При жизни я мечтала о путешествиях и прогулках. Умерев, я бесцельно бродила по земле. Теперь я проводила безмятежные дни, сидя в прогулочной лодке. Мы проплывали мимо усадеб, гостиниц, ресторанов и домов, где жили певички, а я слушала и училась. Казалось, в моем родном городе поселился целый мир. Я слышала разные диалекты и видела разных людей: торговцев, которые бахвалились своим богатством, художников, державших в руках кисти, тушь и свитки шелка и бумаги, крестьян, мясников, рыбаков, продававших сети, иностранцев со странными волосами, одеждой и кожей. Все хотели что- то продать или купить: куртизанки с крошечными ступнями и веселыми голосами продавали приезжавшим кораблестроителям сокровенные части своего тела, искусные художницы продавали искушенным коллекционерам картины и стихотворения, лучницы продавали жаждущим развлечения поставщикам соли свое искусство, а ремесленники продавали ножницы и зонтики женам и дочерям благородных семей, приезжавшим в мой родной город, чтобы отдохнуть, развлечься и приятно провести время. Западное озеро было местом, где встречались легенды, мифы и будничная жизнь, где естественная красота и покой бамбуковых рощ и стройных камфорных деревьев спорила с шумом городской жизни, где мужчины из большого мира и женщины, освобожденные из внутренних покоев, могли общаться без разделяющих их ворот, стен, ширм или вуалей.

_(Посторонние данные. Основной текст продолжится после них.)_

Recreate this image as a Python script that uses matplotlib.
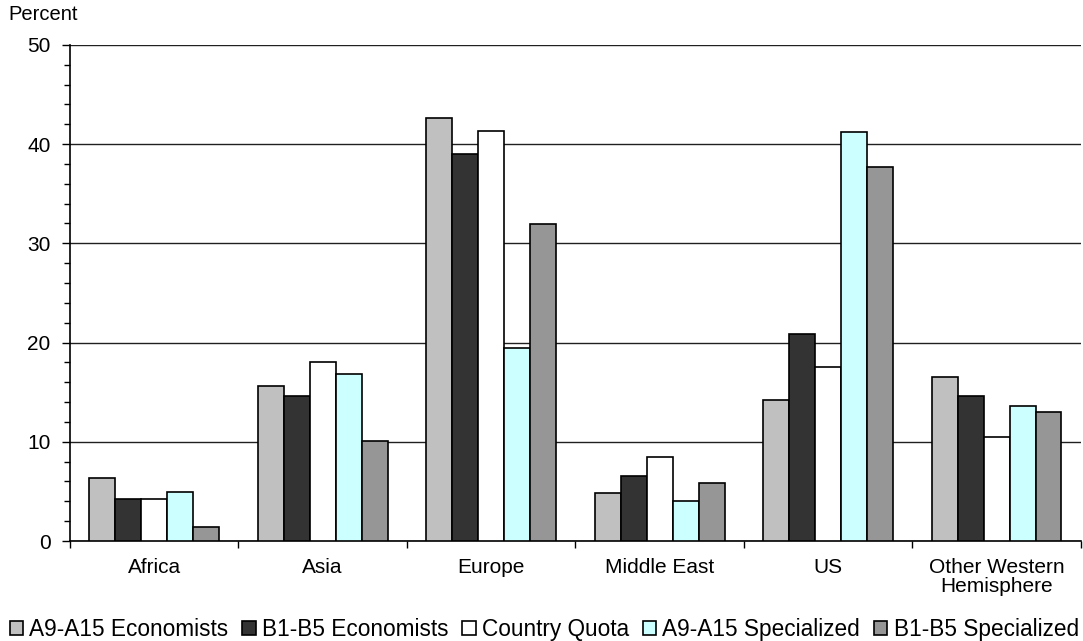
import matplotlib
matplotlib.use("Agg")
import matplotlib.pyplot as plt
import numpy as np
from matplotlib.ticker import MultipleLocator, FixedLocator

plt.rcParams['font.family'] = ['Liberation Sans', 'DejaVu Sans']

categories = ["Africa", "Asia", "Europe", "Middle East", "US", "Other Western\nHemisphere"]
series_names = ["A9-A15 Economists", "B1-B5 Economists", "Country Quota",
                "A9-A15 Specialized", "B1-B5 Specialized"]
a9_econ = [6.3, 15.6, 42.6, 4.8, 14.2, 16.5]
b1_econ = [4.2, 14.6, 39.0, 6.6, 20.9, 14.6]
country_quota = [4.2, 18.0, 41.3, 8.5, 17.5, 10.5]
a9_spec = [4.9, 16.8, 19.5, 4.0, 41.2, 13.6]
b1_spec = [1.4, 10.1, 31.9, 5.8, 37.7, 13.0]
series = [a9_econ, b1_econ, country_quota, a9_spec, b1_spec]
colors = ["#C0C0C0", "#333333", "#FFFFFF", "#CCFFFF", "#969696"]

fig = plt.figure(figsize=(10.83, 6.41), dpi=100)
ax = fig.add_axes([0.0646, 0.156, 0.9334, 0.774])

x = np.arange(len(categories))
w = 0.154
for i, (vals, c, name) in enumerate(zip(series, colors, series_names)):
    ax.bar(x + (i - 2) * w, vals, width=w, color=c, edgecolor="black",
           linewidth=1.2, label=name, zorder=3)

ax.set_xlim(-0.5, len(categories) - 0.5)
ax.set_ylim(0, 50)
ax.yaxis.set_major_locator(MultipleLocator(10))
ax.yaxis.set_minor_locator(MultipleLocator(2))
ax.grid(axis="y", which="major", color="#202020", linewidth=1.0, zorder=0)

ax.set_xticks(x)
ax.set_xticklabels(categories, fontsize=15, linespacing=1.0)
ax.xaxis.set_minor_locator(FixedLocator(np.arange(-0.5, len(categories), 1.0)))
ax.tick_params(axis="x", which="major", length=0, pad=12)
ax.tick_params(axis="x", which="minor", length=5, width=1, direction="out")
ax.tick_params(axis="y", which="major", length=6, width=1, labelsize=15,
               direction="out", pad=8)
ax.tick_params(axis="y", which="minor", length=4, width=1, direction="out")

for s in ["top", "right"]:
    ax.spines[s].set_visible(False)
ax.spines["left"].set_linewidth(1.2)
ax.spines["bottom"].set_linewidth(1.2)

fig.text(0.008, 0.977, "Percent", fontsize=14.5, ha="left", va="center")

fig.legend(loc="center left", bbox_to_anchor=(0.009, 0.018), ncol=5, frameon=False,
           fontsize=16.3, handlelength=0.58, handleheight=0.58, handletextpad=0.28,
           columnspacing=0.62, borderaxespad=0, borderpad=0)

fig.savefig("out.png", dpi=100)
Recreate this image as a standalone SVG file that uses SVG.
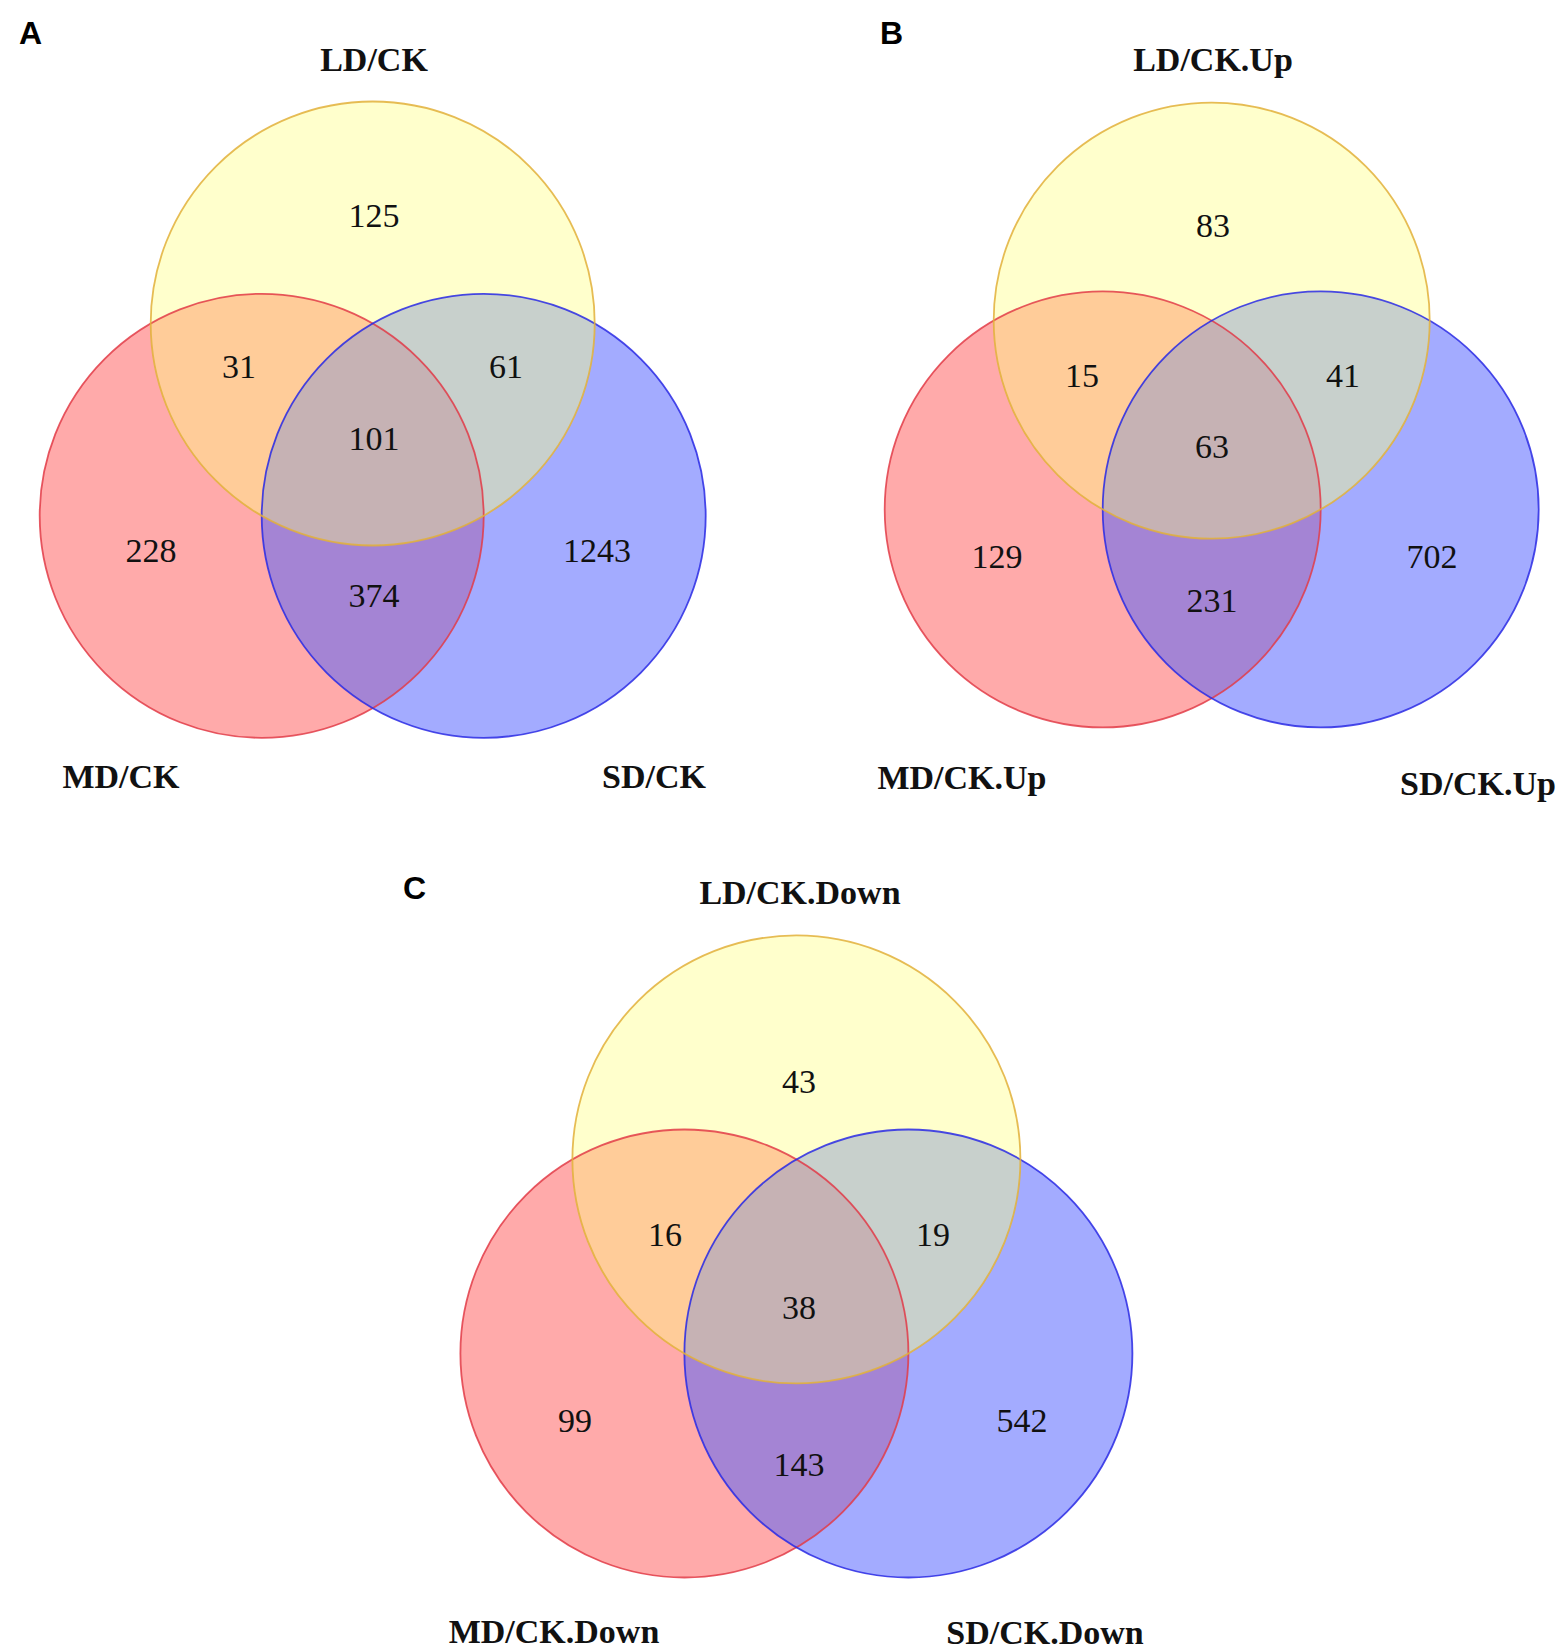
<svg xmlns="http://www.w3.org/2000/svg" xmlns:xlink="http://www.w3.org/1999/xlink" width="1562" height="1650" viewBox="0 0 1562 1650">
<style>
.ld{fill:#ffffcc}
.md{fill:#ffaaaa}
.sd{fill:#a3abff}
.ldmd{fill:#ffcc99}
.ldsd{fill:#c8d0cc}
.mdsd{fill:#a484d4}
.all{fill:#c6b2b4}
.edge{fill:none;stroke-width:1.8;stroke-opacity:0.85}
.eLD{stroke:#e2b03a}
.eMD{stroke:#e23c48}
.eSD{stroke:#2a2ae4}
.num{font-family:"Liberation Serif","Times New Roman",serif;font-size:34px;fill:#111;text-anchor:middle}
.lab{font-family:"Liberation Serif","Times New Roman",serif;font-size:34px;font-weight:bold;fill:#111;text-anchor:middle}
.pl{font-family:"Liberation Sans",Arial,sans-serif;font-size:32px;font-weight:bold;fill:#000}
</style>
<defs>
<clipPath id="clipMD"><circle cx="-111" cy="64.1" r="222"/></clipPath>
<clipPath id="clipSD"><circle cx="111" cy="64.1" r="222"/></clipPath>
<clipPath id="clipMDSD" clip-path="url(#clipSD)"><circle cx="-111" cy="64.1" r="222"/></clipPath>
</defs>
<rect width="1562" height="1650" fill="#ffffff"/>

<g id="panelA">
<g transform="translate(372.7,451.7)">
<g id="A-MD"><circle class="md" cx="-111" cy="64.1" r="222"/></g>
<g id="A-SD"><circle class="sd" cx="111" cy="64.1" r="222"/></g>
<g id="A-LD"><circle class="ld" cx="0" cy="-128.2" r="222"/></g>
<circle class="ldmd" cx="0" cy="-128.2" r="222" clip-path="url(#clipMD)"/>
<circle class="ldsd" cx="0" cy="-128.2" r="222" clip-path="url(#clipSD)"/>
<circle class="mdsd" cx="-111" cy="64.1" r="222" clip-path="url(#clipSD)"/>
<circle class="all" cx="0" cy="-128.2" r="222" clip-path="url(#clipMDSD)"/>
<circle class="edge eMD" cx="-111" cy="64.1" r="222"/>
<circle class="edge eSD" cx="111" cy="64.1" r="222"/>
<circle class="edge eLD" cx="0" cy="-128.2" r="222"/>
</g>
<text class="pl" x="19" y="44">A</text>
<text class="lab" x="374" y="71">LD/CK</text>
<text class="lab" x="121" y="788">MD/CK</text>
<text class="lab" x="654" y="788">SD/CK</text>
<text class="num" x="374" y="227">125</text>
<text class="num" x="239" y="378">31</text>
<text class="num" x="506" y="378">61</text>
<text class="num" x="374" y="450">101</text>
<text class="num" x="151" y="562">228</text>
<text class="num" x="597" y="562">1243</text>
<text class="num" x="374" y="607">374</text>
</g>

<g id="panelB">
<g transform="translate(1211.7,446.5) scale(0.982)">
<g id="B-MD"><circle class="md" cx="-111" cy="64.1" r="222"/></g>
<g id="B-SD"><circle class="sd" cx="111" cy="64.1" r="222"/></g>
<g id="B-LD"><circle class="ld" cx="0" cy="-128.2" r="222"/></g>
<circle class="ldmd" cx="0" cy="-128.2" r="222" clip-path="url(#clipMD)"/>
<circle class="ldsd" cx="0" cy="-128.2" r="222" clip-path="url(#clipSD)"/>
<circle class="mdsd" cx="-111" cy="64.1" r="222" clip-path="url(#clipSD)"/>
<circle class="all" cx="0" cy="-128.2" r="222" clip-path="url(#clipMDSD)"/>
<circle class="edge eMD" cx="-111" cy="64.1" r="222"/>
<circle class="edge eSD" cx="111" cy="64.1" r="222"/>
<circle class="edge eLD" cx="0" cy="-128.2" r="222"/>
</g>
<text class="pl" x="880" y="44">B</text>
<text class="lab" x="1213" y="71">LD/CK.Up</text>
<text class="lab" x="962" y="789">MD/CK.Up</text>
<text class="lab" x="1478" y="795">SD/CK.Up</text>
<text class="num" x="1213" y="237">83</text>
<text class="num" x="1082" y="387">15</text>
<text class="num" x="1343" y="387">41</text>
<text class="num" x="1212" y="458">63</text>
<text class="num" x="997" y="568">129</text>
<text class="num" x="1432" y="568">702</text>
<text class="num" x="1212" y="612">231</text>
</g>

<g id="panelC">
<g transform="translate(796.4,1288.8) scale(1.009)">
<g id="C-MD"><circle class="md" cx="-111" cy="64.1" r="222"/></g>
<g id="C-SD"><circle class="sd" cx="111" cy="64.1" r="222"/></g>
<g id="C-LD"><circle class="ld" cx="0" cy="-128.2" r="222"/></g>
<circle class="ldmd" cx="0" cy="-128.2" r="222" clip-path="url(#clipMD)"/>
<circle class="ldsd" cx="0" cy="-128.2" r="222" clip-path="url(#clipSD)"/>
<circle class="mdsd" cx="-111" cy="64.1" r="222" clip-path="url(#clipSD)"/>
<circle class="all" cx="0" cy="-128.2" r="222" clip-path="url(#clipMDSD)"/>
<circle class="edge eMD" cx="-111" cy="64.1" r="222"/>
<circle class="edge eSD" cx="111" cy="64.1" r="222"/>
<circle class="edge eLD" cx="0" cy="-128.2" r="222"/>
</g>
<text class="pl" x="403" y="899">C</text>
<text class="lab" x="800" y="904">LD/CK.Down</text>
<text class="lab" x="554" y="1643">MD/CK.Down</text>
<text class="lab" x="1045" y="1644">SD/CK.Down</text>
<text class="num" x="799" y="1093">43</text>
<text class="num" x="665" y="1246">16</text>
<text class="num" x="933" y="1246">19</text>
<text class="num" x="799" y="1319">38</text>
<text class="num" x="575" y="1432">99</text>
<text class="num" x="1022" y="1432">542</text>
<text class="num" x="799" y="1476">143</text>
</g>
</svg>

В теплые дни множество прогулочных лодок — ярко раскрашенных, с вышитыми покрывалами над палубами — плыли по водам озера. Я видела женщин, облаченных в роскошные одежды из тонкого шелка с длинными шлейфами, золотые и нефритовые серьги, головные уборы из перьев зимородка. Они разглядывали нас. Женщины в моей лодке не были низкородными, недавно разбогатевшими или неприлично богатыми. Они родились в семьях дворян, как моя мама и тети. Они были благородными дамами, делившими между собой слова, бумагу, кисти и тушь. Они скромно одевались и украшали волосы. Они вдыхали и выдыхали слова, летевшие над землей, словно пух ивы.
Философы учат нас, что мы не должны привязываться ни к чему мирскому. Я не могла исправить все ошибки, которые совершила, но поэтическое общество Бананового Сада помогло мне осознать, что мое томление и перенесенные страдания полностью освободили меня от всего земного и преходящего. С моей души упал камень, но вскоре голоса поэтесс из общества Бананового Сада стали звенеть от отчаяния. Маньчжуры распустили большинство мужских поэтических обществ, хотя пока еще не добрались до женских.
— Мы должны продолжать встречаться, — быстро проговорила Гу Южэ, племянница великолепной Гу Жоупу, наливая подругам чай.
— Мы храним верность династии Мин, но маньчжуры считают нас недостойными внимания, — неуверенно ответила Линь Инин. — Мы всего лишь женщины. Мы не можем свергнуть правительство.
— Но, сестра, им стоило бы побеспокоиться, — настаивала Гу Южэ. — Моя тетя часто говорила, что свобода женщин связана не с тем, где находятся их тела, а с тем, о чем они думают.
— Ее пример вдохновил всех нас, — согласилась Линь Инин, обводя рукой сидящих рядом с ней. Они были так не похожи на женщин моей семьи, бежавших за вожаком стаи с улыбками на лицах, потому что им больше ничего не оставалось делать, или на девушек, умерших от любви и собранных вместе наваждением, которое привело к их безвременной кончине. Члены общества Бананового Сада сами сделали свой выбор. Они не писали о бабочках и цветах, о том, чем любовались в своих садах. Они писали о литературе, искусстве, политике, о том, что они видели и что делали. Их слова призывали мужей и сыновей хранить верность старой династии. Они смело постигали глубокие чувства, даже печальные — одиночество рыбака на озере; тоску, посетившую мать, разлученную с дочерью; отчаяние девочки, живущей на улице.
Сочинительство сделало их сестрами и подругами. Чтение их произведений помогло связать воедино мысли и чувства женщин всей страны. Они искали утешения, признания, возрождения чувства собственного достоинства и привлекали к своим поискам других женщин, которые все еще жили за запертыми воротами или оказались там по прихоти маньчжуров.